### The task
Identify all lines of the data containing the string "code" and copy them.
---------- Extracted information
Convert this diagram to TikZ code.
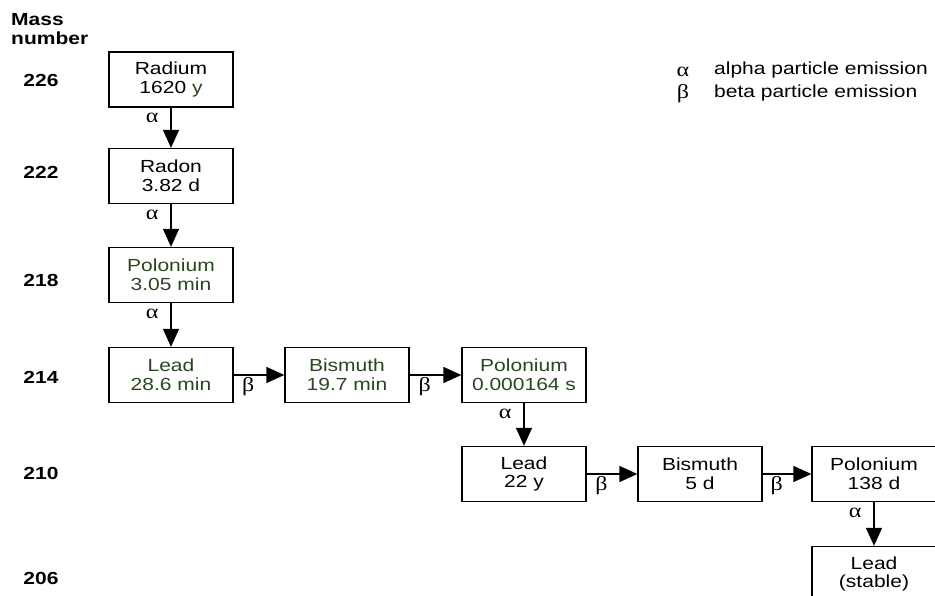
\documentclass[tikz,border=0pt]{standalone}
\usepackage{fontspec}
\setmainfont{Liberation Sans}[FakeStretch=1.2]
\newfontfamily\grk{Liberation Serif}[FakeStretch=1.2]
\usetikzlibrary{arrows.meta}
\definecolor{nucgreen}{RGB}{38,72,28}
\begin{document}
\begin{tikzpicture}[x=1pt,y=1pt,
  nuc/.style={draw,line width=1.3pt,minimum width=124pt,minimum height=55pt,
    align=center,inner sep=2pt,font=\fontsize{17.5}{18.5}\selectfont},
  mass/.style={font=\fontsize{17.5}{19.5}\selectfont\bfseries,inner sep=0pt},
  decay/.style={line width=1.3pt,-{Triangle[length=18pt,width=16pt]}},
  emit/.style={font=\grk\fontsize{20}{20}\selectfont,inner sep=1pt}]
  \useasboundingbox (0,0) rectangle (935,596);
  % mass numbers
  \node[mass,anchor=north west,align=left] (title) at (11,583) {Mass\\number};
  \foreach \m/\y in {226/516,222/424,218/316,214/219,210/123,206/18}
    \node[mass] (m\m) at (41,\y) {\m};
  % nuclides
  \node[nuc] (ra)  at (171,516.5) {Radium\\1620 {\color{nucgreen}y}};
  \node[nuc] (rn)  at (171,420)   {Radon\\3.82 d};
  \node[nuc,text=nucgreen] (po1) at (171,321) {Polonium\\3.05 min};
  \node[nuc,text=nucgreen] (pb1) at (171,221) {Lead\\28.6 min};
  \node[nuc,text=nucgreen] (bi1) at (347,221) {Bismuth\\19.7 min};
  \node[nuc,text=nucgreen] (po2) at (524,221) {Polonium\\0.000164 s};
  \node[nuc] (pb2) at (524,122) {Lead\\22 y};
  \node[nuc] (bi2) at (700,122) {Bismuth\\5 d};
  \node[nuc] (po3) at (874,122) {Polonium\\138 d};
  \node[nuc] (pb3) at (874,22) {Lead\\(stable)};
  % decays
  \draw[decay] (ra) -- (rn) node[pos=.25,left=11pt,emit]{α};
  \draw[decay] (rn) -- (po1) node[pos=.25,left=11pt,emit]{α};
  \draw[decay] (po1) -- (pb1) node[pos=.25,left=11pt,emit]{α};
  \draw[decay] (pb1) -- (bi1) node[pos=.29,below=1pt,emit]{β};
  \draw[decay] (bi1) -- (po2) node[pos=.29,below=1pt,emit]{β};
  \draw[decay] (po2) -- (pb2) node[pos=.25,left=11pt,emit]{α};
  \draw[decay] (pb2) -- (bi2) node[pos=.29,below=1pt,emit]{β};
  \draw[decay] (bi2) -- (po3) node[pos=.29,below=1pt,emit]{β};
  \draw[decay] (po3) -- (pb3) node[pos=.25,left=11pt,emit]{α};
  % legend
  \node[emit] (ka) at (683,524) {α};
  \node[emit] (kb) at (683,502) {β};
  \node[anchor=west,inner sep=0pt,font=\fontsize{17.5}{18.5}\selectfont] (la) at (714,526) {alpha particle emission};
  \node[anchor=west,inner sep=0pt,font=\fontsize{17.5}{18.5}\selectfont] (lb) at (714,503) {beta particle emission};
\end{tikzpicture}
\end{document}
--------------------
---------- Extracted information
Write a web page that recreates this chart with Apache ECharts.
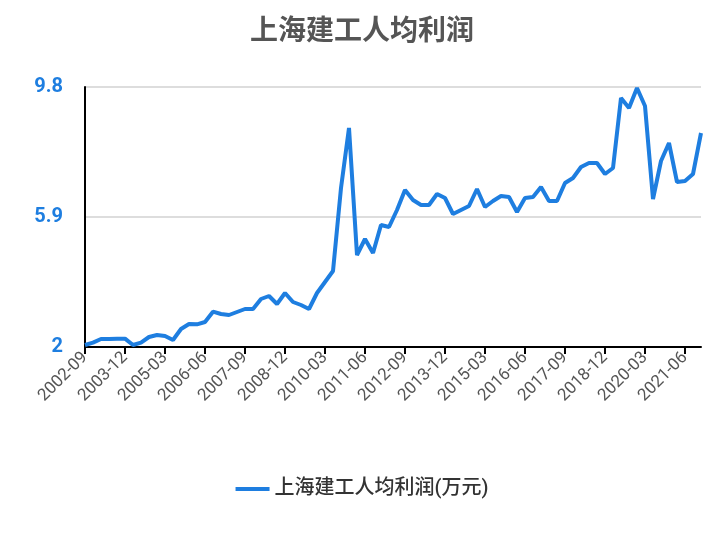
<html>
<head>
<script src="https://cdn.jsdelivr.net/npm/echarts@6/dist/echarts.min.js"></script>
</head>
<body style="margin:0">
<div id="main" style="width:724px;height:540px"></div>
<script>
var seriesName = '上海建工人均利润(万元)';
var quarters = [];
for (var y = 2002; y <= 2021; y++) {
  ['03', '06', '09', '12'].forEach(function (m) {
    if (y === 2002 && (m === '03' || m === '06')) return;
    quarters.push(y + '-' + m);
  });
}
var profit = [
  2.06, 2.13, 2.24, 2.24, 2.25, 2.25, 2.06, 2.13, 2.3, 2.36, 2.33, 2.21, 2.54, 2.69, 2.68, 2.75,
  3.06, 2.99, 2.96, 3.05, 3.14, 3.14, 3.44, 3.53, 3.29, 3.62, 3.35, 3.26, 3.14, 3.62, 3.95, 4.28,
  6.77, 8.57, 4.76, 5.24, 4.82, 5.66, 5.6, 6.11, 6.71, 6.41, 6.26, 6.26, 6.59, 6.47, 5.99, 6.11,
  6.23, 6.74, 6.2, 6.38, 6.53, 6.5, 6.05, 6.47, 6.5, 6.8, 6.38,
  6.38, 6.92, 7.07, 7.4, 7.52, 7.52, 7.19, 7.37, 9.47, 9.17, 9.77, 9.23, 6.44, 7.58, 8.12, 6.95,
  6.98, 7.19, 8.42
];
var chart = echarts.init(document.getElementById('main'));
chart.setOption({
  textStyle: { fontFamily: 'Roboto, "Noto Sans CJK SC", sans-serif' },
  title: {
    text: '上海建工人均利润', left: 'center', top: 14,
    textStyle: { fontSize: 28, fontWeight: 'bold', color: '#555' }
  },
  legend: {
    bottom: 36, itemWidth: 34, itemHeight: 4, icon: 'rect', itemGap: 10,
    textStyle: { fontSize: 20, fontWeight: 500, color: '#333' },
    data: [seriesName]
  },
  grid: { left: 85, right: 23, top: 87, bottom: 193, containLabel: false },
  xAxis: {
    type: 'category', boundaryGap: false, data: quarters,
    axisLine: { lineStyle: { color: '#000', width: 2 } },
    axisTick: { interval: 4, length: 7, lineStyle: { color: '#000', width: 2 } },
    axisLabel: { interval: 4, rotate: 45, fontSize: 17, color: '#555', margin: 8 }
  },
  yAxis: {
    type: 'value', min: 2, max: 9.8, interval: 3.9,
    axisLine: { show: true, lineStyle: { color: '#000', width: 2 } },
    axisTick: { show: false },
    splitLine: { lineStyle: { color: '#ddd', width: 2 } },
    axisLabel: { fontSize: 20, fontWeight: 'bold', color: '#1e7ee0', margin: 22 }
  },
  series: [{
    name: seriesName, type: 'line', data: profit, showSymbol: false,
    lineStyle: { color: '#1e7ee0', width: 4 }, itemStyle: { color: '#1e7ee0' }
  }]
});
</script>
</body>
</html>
--------------------
---------- Extracted information
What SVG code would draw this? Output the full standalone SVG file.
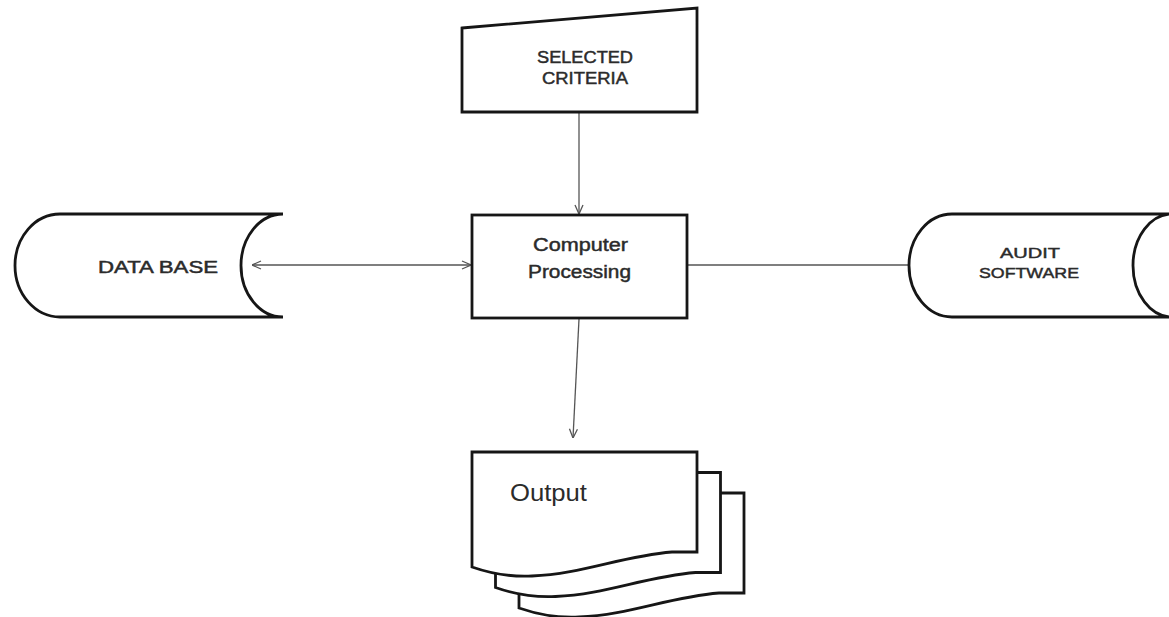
--------------------
### Task answer
Convert this diagram to TikZ code.
What SVG code would draw this? Output the full standalone SVG file.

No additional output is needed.